The researchers tested this technique using several LLMs from the PaLM and GPT families and found that ‘all LLMs in our evaluation are able to serve as optimizers, consistently enhancing the performance of the generated prompts through iterative optimization until convergence.’
For instance, when applying OPRO with PaLM-2 to the GSM8K benchmark, which consists of grade school math word problems, the model commenced with the prompt ‘Let’s solve the problem’ and generated various strings such as ‘Let’s think carefully about the problem and solve it together,’ ‘Let’s break it down,’ ‘Let’s calculate our way to the solution,’ and ultimately ‘Let’s do the math,’ which yielded the highest accuracy.
In another experiment, the most accurate result was achieved by incorporating the string ‘Take a deep breath and work on this problem step-by-step’ before the LLM’s answer.
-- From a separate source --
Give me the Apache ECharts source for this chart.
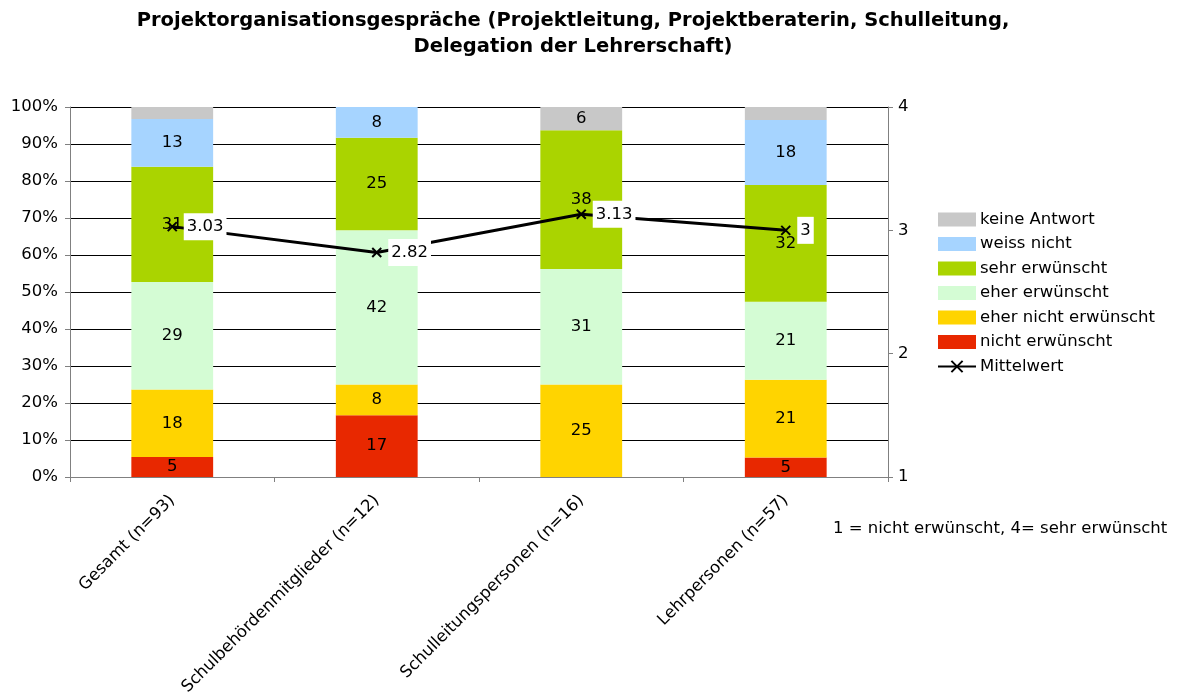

These outcomes are both intriguing and thought-provoking. To a human observer, these instructions may appear synonymous, yet they evoked distinct responses from the LLM, underscoring the caution against anthropomorphizing LLMs and highlighting the depth of our ongoing exploration into their inner workings.
However, the advantage of OPRO is clear. It furnishes a structured method for exploring the vast landscape of potential LLM prompts and identifying the one best suited for addressing a particular type of problem. While its applicability in real-world scenarios awaits further examination, this research constitutes a significant step toward comprehending the mechanics of LLMs.